=== Exercise task ===
Reproduce the listing below in full and without alteration, apart from its pictures.

--- begin ---

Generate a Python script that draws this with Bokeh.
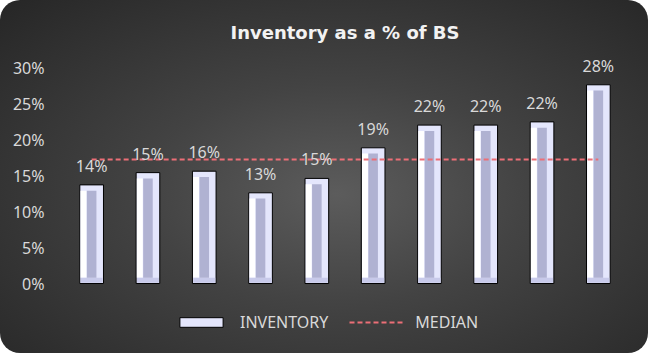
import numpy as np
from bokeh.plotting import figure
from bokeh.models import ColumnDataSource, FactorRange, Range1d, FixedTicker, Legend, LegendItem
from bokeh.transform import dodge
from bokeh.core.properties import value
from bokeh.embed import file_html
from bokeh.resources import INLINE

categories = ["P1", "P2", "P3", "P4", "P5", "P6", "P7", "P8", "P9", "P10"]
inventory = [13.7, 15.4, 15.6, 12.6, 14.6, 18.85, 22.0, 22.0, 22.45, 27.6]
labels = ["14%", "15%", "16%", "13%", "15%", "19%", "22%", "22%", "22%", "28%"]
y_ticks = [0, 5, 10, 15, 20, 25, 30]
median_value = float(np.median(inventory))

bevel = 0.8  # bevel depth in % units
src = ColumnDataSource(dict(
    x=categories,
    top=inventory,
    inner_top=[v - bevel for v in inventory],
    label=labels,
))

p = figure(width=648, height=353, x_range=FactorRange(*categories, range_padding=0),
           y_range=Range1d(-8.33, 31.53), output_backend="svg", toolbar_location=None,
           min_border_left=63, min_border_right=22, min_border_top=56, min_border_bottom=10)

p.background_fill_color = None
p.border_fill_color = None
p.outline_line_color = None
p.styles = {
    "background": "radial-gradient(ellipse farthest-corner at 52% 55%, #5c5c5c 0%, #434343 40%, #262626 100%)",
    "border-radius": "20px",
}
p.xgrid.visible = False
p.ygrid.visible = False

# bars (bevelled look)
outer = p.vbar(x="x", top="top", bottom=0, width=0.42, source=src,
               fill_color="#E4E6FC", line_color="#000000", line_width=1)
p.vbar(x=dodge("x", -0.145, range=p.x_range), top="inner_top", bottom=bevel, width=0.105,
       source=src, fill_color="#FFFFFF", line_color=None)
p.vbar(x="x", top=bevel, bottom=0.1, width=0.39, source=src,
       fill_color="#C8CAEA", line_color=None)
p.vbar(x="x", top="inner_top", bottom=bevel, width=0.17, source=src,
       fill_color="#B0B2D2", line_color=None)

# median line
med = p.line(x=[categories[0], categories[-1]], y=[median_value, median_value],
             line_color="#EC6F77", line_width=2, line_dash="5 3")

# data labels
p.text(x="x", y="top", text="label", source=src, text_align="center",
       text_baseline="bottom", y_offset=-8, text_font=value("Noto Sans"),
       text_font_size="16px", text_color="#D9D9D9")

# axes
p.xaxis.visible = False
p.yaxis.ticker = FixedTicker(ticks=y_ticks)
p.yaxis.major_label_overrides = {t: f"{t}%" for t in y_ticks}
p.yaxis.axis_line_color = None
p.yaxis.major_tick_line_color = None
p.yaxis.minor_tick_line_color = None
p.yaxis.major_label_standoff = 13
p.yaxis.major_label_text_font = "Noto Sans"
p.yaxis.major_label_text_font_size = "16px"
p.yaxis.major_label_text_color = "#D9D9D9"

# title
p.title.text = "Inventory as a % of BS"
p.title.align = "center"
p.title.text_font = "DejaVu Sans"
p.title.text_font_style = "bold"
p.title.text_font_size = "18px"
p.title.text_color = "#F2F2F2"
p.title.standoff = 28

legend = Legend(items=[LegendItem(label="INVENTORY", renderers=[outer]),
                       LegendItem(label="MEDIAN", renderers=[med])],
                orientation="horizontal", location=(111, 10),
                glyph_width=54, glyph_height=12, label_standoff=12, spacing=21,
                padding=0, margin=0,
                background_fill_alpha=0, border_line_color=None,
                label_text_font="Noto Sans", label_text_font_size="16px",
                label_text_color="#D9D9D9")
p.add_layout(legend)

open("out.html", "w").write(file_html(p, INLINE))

--- end ---

=== The output ===
Generate a Python script that draws this with Bokeh.
import numpy as np
from bokeh.plotting import figure
from bokeh.models import ColumnDataSource, FactorRange, Range1d, FixedTicker, Legend, LegendItem
from bokeh.transform import dodge
from bokeh.core.properties import value
from bokeh.embed import file_html
from bokeh.resources import INLINE

categories = ["P1", "P2", "P3", "P4", "P5", "P6", "P7", "P8", "P9", "P10"]
inventory = [13.7, 15.4, 15.6, 12.6, 14.6, 18.85, 22.0, 22.0, 22.45, 27.6]
labels = ["14%", "15%", "16%", "13%", "15%", "19%", "22%", "22%", "22%", "28%"]
y_ticks = [0, 5, 10, 15, 20, 25, 30]
median_value = float(np.median(inventory))

bevel = 0.8  # bevel depth in % units
src = ColumnDataSource(dict(
    x=categories,
    top=inventory,
    inner_top=[v - bevel for v in inventory],
    label=labels,
))

p = figure(width=648, height=353, x_range=FactorRange(*categories, range_padding=0),
           y_range=Range1d(-8.33, 31.53), output_backend="svg", toolbar_location=None,
           min_border_left=63, min_border_right=22, min_border_top=56, min_border_bottom=10)

p.background_fill_color = None
p.border_fill_color = None
p.outline_line_color = None
p.styles = {
    "background": "radial-gradient(ellipse farthest-corner at 52% 55%, #5c5c5c 0%, #434343 40%, #262626 100%)",
    "border-radius": "20px",
}
p.xgrid.visible = False
p.ygrid.visible = False

# bars (bevelled look)
outer = p.vbar(x="x", top="top", bottom=0, width=0.42, source=src,
               fill_color="#E4E6FC", line_color="#000000", line_width=1)
p.vbar(x=dodge("x", -0.145, range=p.x_range), top="inner_top", bottom=bevel, width=0.105,
       source=src, fill_color="#FFFFFF", line_color=None)
p.vbar(x="x", top=bevel, bottom=0.1, width=0.39, source=src,
       fill_color="#C8CAEA", line_color=None)
p.vbar(x="x", top="inner_top", bottom=bevel, width=0.17, source=src,
       fill_color="#B0B2D2", line_color=None)

# median line
med = p.line(x=[categories[0], categories[-1]], y=[median_value, median_value],
             line_color="#EC6F77", line_width=2, line_dash="5 3")

# data labels
p.text(x="x", y="top", text="label", source=src, text_align="center",
       text_baseline="bottom", y_offset=-8, text_font=value("Noto Sans"),
       text_font_size="16px", text_color="#D9D9D9")

# axes
p.xaxis.visible = False
p.yaxis.ticker = FixedTicker(ticks=y_ticks)
p.yaxis.major_label_overrides = {t: f"{t}%" for t in y_ticks}
p.yaxis.axis_line_color = None
p.yaxis.major_tick_line_color = None
p.yaxis.minor_tick_line_color = None
p.yaxis.major_label_standoff = 13
p.yaxis.major_label_text_font = "Noto Sans"
p.yaxis.major_label_text_font_size = "16px"
p.yaxis.major_label_text_color = "#D9D9D9"

# title
p.title.text = "Inventory as a % of BS"
p.title.align = "center"
p.title.text_font = "DejaVu Sans"
p.title.text_font_style = "bold"
p.title.text_font_size = "18px"
p.title.text_color = "#F2F2F2"
p.title.standoff = 28

legend = Legend(items=[LegendItem(label="INVENTORY", renderers=[outer]),
                       LegendItem(label="MEDIAN", renderers=[med])],
                orientation="horizontal", location=(111, 10),
                glyph_width=54, glyph_height=12, label_standoff=12, spacing=21,
                padding=0, margin=0,
                background_fill_alpha=0, border_line_color=None,
                label_text_font="Noto Sans", label_text_font_size="16px",
                label_text_color="#D9D9D9")
p.add_layout(legend)

open("out.html", "w").write(file_html(p, INLINE))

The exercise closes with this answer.